▸ Instructions to follow:
Copy out all lines carrying the word "React".

┌──

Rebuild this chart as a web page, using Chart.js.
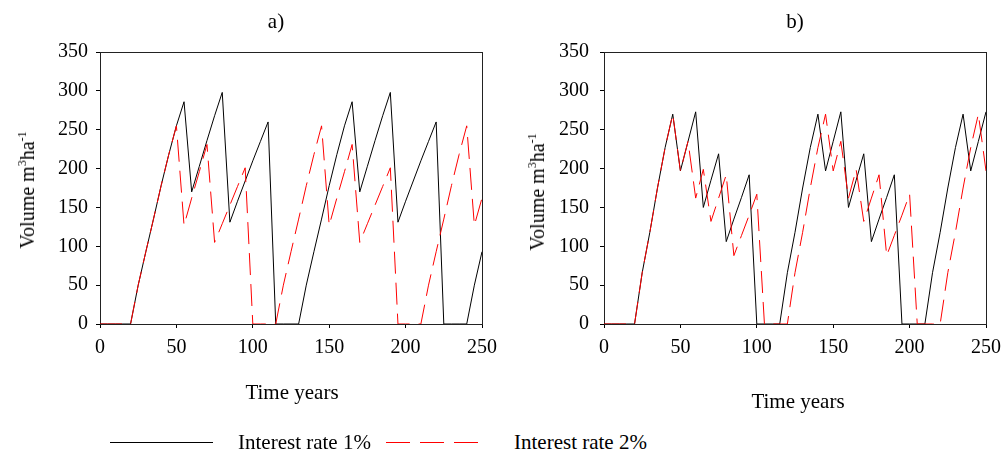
<!DOCTYPE html>
<html lang="en">
<head>
  <meta charset="UTF-8" />
  <title>Volume over time</title>
  <script src="https://cdn.jsdelivr.net/npm/chart.js"></script>
  <style>
    body {
      margin: 0;
      width: 1005px;
      height: 452px;
      position: relative;
      background: #fff;
      font-family: "Liberation Serif", "Times New Roman", serif;
      color: #000;
      overflow: hidden;
    }
    .box { position: absolute; top: 0; height: 420px; }
    .txt {
      position: absolute;
      font-size: 21px;
      line-height: 1;
      white-space: nowrap;
      transform: translate(-50%, -50%);
    }
    .ylab { font-size: 20px; transform: translate(-50%, -50%) rotate(-90deg); }
    .ylab sup { font-size: 12px; vertical-align: 8px; line-height: 0; }
    .leg { position: absolute; font-size: 21px; line-height: 1; white-space: nowrap; }
  </style>
</head>
<body>

<div class="box" style="left:0; width:505px;"><canvas id="chartA"></canvas></div>
<div class="box" style="left:502px; width:507px;"><canvas id="chartB"></canvas></div>

<div class="txt" style="left:276px; top:21px;">a)</div>
<div class="txt" style="left:795px; top:21px;">b)</div>

<div class="txt ylab" style="left:27px; top:190px;">Volume m<sup>3</sup>ha<sup>-1</sup></div>
<div class="txt ylab" style="left:537px; top:192px;">Volume m<sup>3</sup>ha<sup>-1</sup></div>

<div class="txt" style="left:292px; top:392px;">Time years</div>
<div class="txt" style="left:798px; top:401px;">Time years</div>

<!-- legend -->
<svg style="position:absolute; left:0; top:436px;" width="1005" height="12">
  <line x1="110" y1="6.5" x2="213" y2="6.5" stroke="#000" stroke-width="1" />
  <line x1="386" y1="6.5" x2="478" y2="6.5" stroke="#ff0000" stroke-width="1" stroke-dasharray="24 10" />
</svg>
<div class="leg" style="left:238px; top:432px;">Interest rate 1%</div>
<div class="leg" style="left:514px; top:432px;">Interest rate 2%</div>

<script>
  // years, 5-year steps
  const years = [];
  for (let y = 0; y <= 250; y += 5) years.push(y);

  // panel a) standing volume, m3/ha
  const volA1 = [0, 0, 0, 0, 0, 50, 93, 135, 178, 218, 255, 286,
    170, 203, 236, 268, 298, 131, 158, 184, 210, 235, 260,
    0, 0, 0, 0, 50, 93, 135, 178, 218, 255, 286,
    170, 203, 236, 268, 298, 131, 158, 184, 210, 235, 260,
    0, 0, 0, 0, 50, 93];
  const volA2 = [0, 0, 0, 0, 0, 50, 93, 135, 178, 218, 255,
    127, 162, 196, 231, 105, 129, 153, 177, 201,
    0, 0, 0, 0, 50, 93, 135, 178, 218, 255,
    127, 162, 196, 231, 105, 129, 153, 177, 201,
    0, 0, 0, 0, 50, 93, 135, 178, 218, 255,
    127, 162];

  // panel b)
  const volB1 = [0, 0, 0, 0, 0, 66, 118, 175, 227, 270,
    197, 235, 273, 150, 185, 219, 106, 135, 163, 192,
    0, 0, 0, 0, 66, 118, 175, 227, 270,
    197, 235, 273, 150, 185, 219, 106, 135, 163, 192,
    0, 0, 0, 0, 66, 118, 175, 227, 270,
    197, 235, 273];
  const volB2 = [0, 0, 0, 0, 0, 66, 118, 175, 227, 270,
    197, 235, 162, 199, 132, 162, 192, 88, 114, 140, 167,
    0, 0, 0, 0, 66, 118, 175, 227, 270,
    197, 235, 162, 199, 132, 162, 192, 88, 114, 140, 167,
    0, 0, 0, 0, 66, 118, 175, 227, 270,
    197];

  const seriesNames = ['Interest rate 1%', 'Interest rate 2%'];
  const xTicks = { min: 0, max: 250, step: 50 };
  const yTicks = { min: 0, max: 350, step: 50 };

  const FONT = '"Liberation Serif", "Times New Roman", serif';

  // box round the plot area, drawn under the lines
  const framePlugin = {
    id: 'frame',
    beforeDatasetsDraw(chart) {
      const { ctx, chartArea: a } = chart;
      ctx.save();
      ctx.strokeStyle = '#222';
      ctx.lineWidth = 1;
      ctx.strokeRect(Math.round(a.left) + 0.5, Math.round(a.top) + 0.5,
        Math.round(a.right) - Math.round(a.left), Math.round(a.bottom) - Math.round(a.top));
      ctx.restore();
    }
  };

  function pts(vals) {
    return vals.map((v, i) => ({ x: years[i], y: v }));
  }

  function makeChart(id, v1, v2, yWidth, yPad) {
    return new Chart(document.getElementById(id), {
      type: 'line',
      data: {
        datasets: [
          { label: seriesNames[0], data: pts(v1), borderColor: '#000', borderWidth: 1,
            pointRadius: 0, tension: 0, order: 2 },
          { label: seriesNames[1], data: pts(v2), borderColor: '#ff0000', borderWidth: 1,
            borderDash: [22, 9], pointRadius: 0, tension: 0, order: 1 }
        ]
      },
      options: {
        responsive: true,
        maintainAspectRatio: false,
        animation: false,
        layout: { padding: { top: 52, right: 0, bottom: 0, left: 0 } },
        plugins: { legend: { display: false }, tooltip: { enabled: false } },
        scales: {
          x: {
            type: 'linear', min: xTicks.min, max: xTicks.max,
            ticks: { stepSize: xTicks.step, color: '#000', padding: 8, maxRotation: 0,
                     font: { family: FONT, size: 20 } },
            grid: { drawOnChartArea: false, drawTicks: true, tickLength: 4, color: '#000' },
            border: { display: true, color: '#000' },
            afterFit: s => { s.height = 96; }
          },
          y: {
            min: yTicks.min, max: yTicks.max,
            ticks: { stepSize: yTicks.step, color: '#000', padding: yPad,
                     font: { family: FONT, size: 20 } },
            grid: { drawOnChartArea: false, drawTicks: true, tickLength: 4, color: '#000' },
            border: { display: true, color: '#000' },
            afterFit: s => { s.width = yWidth; }
          }
        }
      },
      plugins: [framePlugin]
    });
  }

  makeChart('chartA', volA1, volA2, 100, 8);
  makeChart('chartB', volB1, volB2, 102, 11);
</script>
</body>
</html>
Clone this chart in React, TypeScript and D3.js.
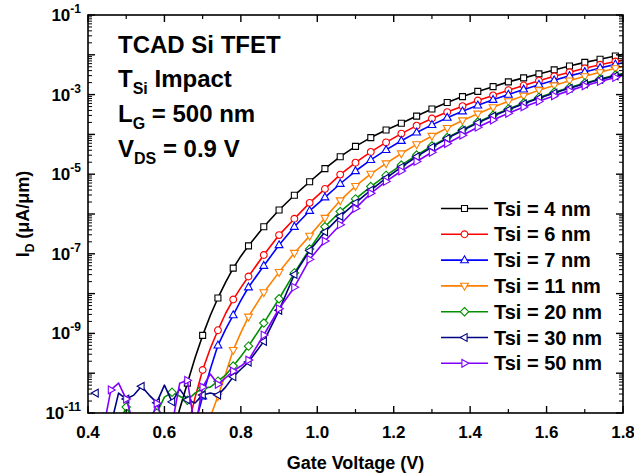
import React from 'react';
import * as d3 from 'd3';

// Gate voltage grid (V): fine steps in the noisy sub-threshold region, then 0.04 V steps
const gateVoltage = [
  0.40, 0.42, 0.44, 0.46, 0.48, 0.50, 0.52, 0.54, 0.56, 0.58, 0.60,
  0.62, 0.64, 0.66, 0.68, 0.70, 0.72, 0.74, 0.76, 0.78, 0.80,
  0.82, 0.86, 0.90, 0.94, 0.98, 1.02, 1.06, 1.10, 1.14, 1.18, 1.22,
  1.26, 1.30, 1.34, 1.38, 1.42, 1.46, 1.50, 1.54, 1.58, 1.62, 1.66,
  1.70, 1.74, 1.78, 1.80,
];

// log10(I_D [uA/um]) for each Tsi; null = below the plotted range
const logId4nm = [
  null, null, null, null, null, null, null, null, null, null, null,
  -11.6, -10.9, -10.25, -9.62, -9.05, -8.55, -8.11, -7.72, -7.36, -7.06,
  -6.80, -6.32, -5.90, -5.53, -5.19, -4.86, -4.56, -4.30, -4.08, -3.89, -3.72,
  -3.54, -3.36, -3.20, -3.05, -2.92, -2.80, -2.68, -2.58, -2.48, -2.38, -2.28,
  -2.19, -2.11, -2.03, -1.99,
];
const logId6nm = [
  null, null, null, null, null, null, null, null, null, null, null,
  null, null, -11.4, -10.62, -9.92, -9.38, -8.92, -8.50, -8.15, -7.85,
  -7.57, -7.03, -6.53, -6.12, -5.72, -5.37, -5.01, -4.71, -4.44, -4.20, -3.98,
  -3.78, -3.60, -3.44, -3.29, -3.15, -3.02, -2.89, -2.77, -2.65, -2.54, -2.44,
  -2.34, -2.25, -2.17, -2.13,
];
const logId7nm = [
  null, null, null, null, null, null, null, null, null, null, null,
  null, null, null, -11.3, -10.58, -9.90, -9.30, -8.90, -8.54, -8.17,
  -7.84, -7.30, -6.78, -6.32, -5.92, -5.58, -5.24, -4.92, -4.64, -4.39, -4.16,
  -3.95, -3.76, -3.58, -3.42, -3.27, -3.13, -3.00, -2.87, -2.75, -2.64, -2.53,
  -2.43, -2.33, -2.24, -2.20,
];
const logId11nm = [
  null, null, null, null, null, null, null, null, null, null, null,
  null, null, null, null, null, -11.1, -10.58, -10.02, -9.42, -8.98,
  -8.58, -7.97, -7.46, -6.98, -6.55, -6.10, -5.66, -5.30, -4.99, -4.73, -4.48,
  -4.25, -4.04, -3.84, -3.65, -3.48, -3.32, -3.17, -3.03, -2.89, -2.77, -2.65,
  -2.54, -2.44, -2.34, -2.29,
];
const logId20nm = [
  null, -11.4, -11.0, -11.5, -11.3, -10.85, -11.2, -11.5, -11.3, -11.0, -10.6,
  -10.48, -10.58, -10.68, -10.5, -10.38, -10.35, -10.20, -10.05, -9.82, -9.58,
  -9.32, -8.74, -8.13, -7.48, -6.88, -6.32, -5.94, -5.62, -5.31, -5.03, -4.77,
  -4.52, -4.29, -4.08, -3.88, -3.69, -3.52, -3.36, -3.21, -3.07, -2.94, -2.82,
  -2.71, -2.61, -2.51, -2.47,
];
const logId30nm = [
  null, -10.5, null, -11.3, -10.5, -10.65, -10.55, -10.33, -10.55, -10.74, -10.3,
  -10.72, -10.40, -10.67, -10.75, -10.55, -10.50, -10.55, -10.35, -10.09, -9.90,
  -9.72, -9.20, -8.42, -7.52, -6.92, -6.45, -6.06, -5.72, -5.40, -5.10, -4.82,
  -4.56, -4.32, -4.10, -3.90, -3.71, -3.54, -3.38, -3.23, -3.09, -2.96, -2.84,
  -2.73, -2.62, -2.53, -2.49,
];
const logId50nm = [
  null, null, -11.4, -10.42, -10.25, -10.65, -11.3, -11.6, -11.3, -10.76, -11.3,
  -11.3, -10.25, -10.18, -11.4, -10.35, -10.02, -10.28, -10.12, -9.95, -9.82,
  -9.67, -9.04, -8.38, -7.84, -7.14, -6.68, -6.27, -5.86, -5.48, -5.18, -4.92,
  -4.68, -4.45, -4.23, -4.02, -3.82, -3.64, -3.47, -3.31, -3.17, -3.03, -2.90,
  -2.78, -2.67, -2.57, -2.52,
];

const seriesLabels = [
  'Tsi = 4 nm', 'Tsi = 6 nm', 'Tsi = 7 nm', 'Tsi = 11 nm',
  'Tsi = 20 nm', 'Tsi = 30 nm', 'Tsi = 50 nm',
];
const seriesValues = [logId4nm, logId6nm, logId7nm, logId11nm, logId20nm, logId30nm, logId50nm];
const seriesColors = ['#000000', '#ff0000', '#0000ff', '#ff8000', '#009000', '#000080', '#8000ff'];
const seriesMarkers = ['square', 'circle', 'up', 'down', 'diamond', 'left', 'right'];

const xTickValues = [0.4, 0.6, 0.8, 1.0, 1.2, 1.4, 1.6, 1.8];
const xMinorTicks = [0.5, 0.7, 0.9, 1.1, 1.3, 1.5, 1.7];
const yLabelExponents = [-1, -3, -5, -7, -9, -11];

const W = 634;
const H = 476;
const M = { left: 88, right: 623, top: 15, bottom: 413 };
const FONT = '"Liberation Sans", Arial, sans-serif';

function markerPath(shape: string): string {
  switch (shape) {
    case 'square':
      return 'M-3,-3H3V3H-3Z';
    case 'circle':
      return 'M3.4,0A3.4,3.4 0 1,1 -3.4,0A3.4,3.4 0 1,1 3.4,0Z';
    case 'up':
      return 'M0,-4.3L3.9,2.6L-3.9,2.6Z';
    case 'down':
      return 'M0,4.3L3.9,-2.6L-3.9,-2.6Z';
    case 'diamond':
      return 'M0,-4.2L4.2,0L0,4.2L-4.2,0Z';
    case 'left':
      return 'M-4.3,0L2.6,-3.9L2.6,3.9Z';
    case 'right':
      return 'M4.3,0L-2.6,-3.9L-2.6,3.9Z';
    default:
      return '';
  }
}

function isMarkerVoltage(v: number): boolean {
  const k = (v - 0.42) / 0.04;
  return Math.abs(k - Math.round(k)) < 1e-6 && v < 1.79;
}

export default function App() {
  const x = d3.scaleLinear().domain([0.4, 1.8]).range([M.left, M.right]);
  const y = d3.scaleLog().domain([1e-11, 1e-1]).range([M.bottom, M.top]);

  const line = d3
    .line<[number, number | null]>()
    .defined((d) => d[1] !== null)
    .x((d) => x(d[0]))
    .y((d) => y(Math.pow(10, d[1] as number)));

  const decades = d3.range(-11, 0);
  const yMinor: number[] = [];
  decades.slice(0, -1).forEach((e) => {
    for (let m = 2; m <= 9; m++) yMinor.push(m * Math.pow(10, e));
  });

  const legendX0 = 441;
  const legendX1 = 488;
  const legendY0 = 208.5;
  const legendDy = 25.8;

  return (
    <div style={{ position: 'absolute', left: 0, top: 0 }}>
      <svg width={W} height={H} style={{ display: 'block', background: '#fff' }} fontFamily={FONT}>
        <defs>
          <clipPath id="plotClip">
            <rect x={M.left} y={M.top} width={M.right - M.left} height={M.bottom - M.top} />
          </clipPath>
        </defs>
        <rect x={0} y={0} width={W} height={H} fill="#fff" />

        {/* data */}
        <g clipPath="url(#plotClip)">
          {seriesValues.map((vals, si) => {
            const pts = gateVoltage.map((v, i) => [v, vals[i]] as [number, number | null]);
            return (
              <g key={si}>
                <path d={line(pts) || ''} fill="none" stroke={seriesColors[si]} strokeWidth={1.6} strokeLinejoin="round" />
                {pts
                  .filter((p) => p[1] !== null && isMarkerVoltage(p[0]))
                  .map((p, j) => (
                    <path
                      key={j}
                      d={markerPath(seriesMarkers[si])}
                      transform={`translate(${x(p[0])},${y(Math.pow(10, p[1] as number))})`}
                      fill="#fff"
                      stroke={seriesColors[si]}
                      strokeWidth={1.1}
                    />
                  ))}
              </g>
            );
          })}
        </g>

        {/* frame */}
        <rect
          x={M.left}
          y={M.top}
          width={M.right - M.left}
          height={M.bottom - M.top}
          fill="none"
          stroke="#000"
          strokeWidth={1.6}
        />

        {/* x ticks */}
        {xTickValues.map((t) => (
          <g key={'xt' + t}>
            <line x1={x(t)} x2={x(t)} y1={M.bottom} y2={M.bottom - 7} stroke="#000" strokeWidth={1.4} />
            <line x1={x(t)} x2={x(t)} y1={M.top} y2={M.top + 7} stroke="#000" strokeWidth={1.4} />
            <text x={x(t)} y={438} textAnchor="middle" fontSize={17} fontWeight="bold">
              {t.toFixed(1)}
            </text>
          </g>
        ))}
        {xMinorTicks.map((t) => (
          <g key={'xm' + t}>
            <line x1={x(t)} x2={x(t)} y1={M.bottom} y2={M.bottom - 4} stroke="#000" strokeWidth={1.2} />
            <line x1={x(t)} x2={x(t)} y1={M.top} y2={M.top + 4} stroke="#000" strokeWidth={1.2} />
          </g>
        ))}

        {/* y ticks */}
        {decades.map((e) => {
          const yy = y(Math.pow(10, e));
          return (
            <g key={'yd' + e}>
              <line x1={M.left} x2={M.left + 7} y1={yy} y2={yy} stroke="#000" strokeWidth={1.4} />
              <line x1={M.right} x2={M.right - 7} y1={yy} y2={yy} stroke="#000" strokeWidth={1.4} />
            </g>
          );
        })}
        {yMinor.map((v, i) => {
          const yy = y(v);
          return (
            <g key={'ym' + i}>
              <line x1={M.left} x2={M.left + 4} y1={yy} y2={yy} stroke="#000" strokeWidth={1} />
              <line x1={M.right} x2={M.right - 4} y1={yy} y2={yy} stroke="#000" strokeWidth={1} />
            </g>
          );
        })}
        {yLabelExponents.map((e) => (
          <text key={'yl' + e} x={81} y={y(Math.pow(10, e)) + 6} textAnchor="end" fontSize={17} fontWeight="bold">
            <tspan>10</tspan>
            <tspan fontSize={12} dy={-8}>
              {String(e)}
            </tspan>
          </text>
        ))}

        {/* axis titles */}
        <text x={355.5} y={469} textAnchor="middle" fontSize={18} fontWeight="bold">
          Gate Voltage (V)
        </text>
        <text transform="translate(29,214) rotate(-90)" textAnchor="middle" fontSize={18} fontWeight="bold">
          <tspan>I</tspan>
          <tspan fontSize={12} dy={5}>D</tspan>
          <tspan dy={-5}> (μA/μm)</tspan>
        </text>

        {/* annotation */}
        <g fontWeight="bold" fontSize={24}>
          <text x={118} y={53}>TCAD Si TFET</text>
          <text x={118} y={87}>
            <tspan>T</tspan>
            <tspan fontSize={16} dy={7}>Si</tspan>
            <tspan dy={-7}> Impact</tspan>
          </text>
          <text x={118} y={122}>
            <tspan>L</tspan>
            <tspan fontSize={16} dy={7}>G</tspan>
            <tspan dy={-7}> = 500 nm</tspan>
          </text>
          <text x={118} y={157}>
            <tspan>V</tspan>
            <tspan fontSize={16} dy={7}>DS</tspan>
            <tspan dy={-7}> = 0.9 V</tspan>
          </text>
        </g>

        {/* legend */}
        {seriesLabels.map((lab, i) => {
          const ly = legendY0 + i * legendDy;
          return (
            <g key={'lg' + i}>
              <line x1={legendX0} x2={legendX1} y1={ly} y2={ly} stroke={seriesColors[i]} strokeWidth={1.6} />
              <path
                d={markerPath(seriesMarkers[i])}
                transform={`translate(${(legendX0 + legendX1) / 2},${ly})`}
                fill="#fff"
                stroke={seriesColors[i]}
                strokeWidth={1.1}
              />
              <text x={494} y={ly + 7} fontSize={20} fontWeight="bold">
                {lab}
              </text>
            </g>
          );
        })}
      </svg>
    </div>
  );
}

└──

▸ Complete response:
Clone this chart in React, TypeScript and D3.js.
import React from 'react';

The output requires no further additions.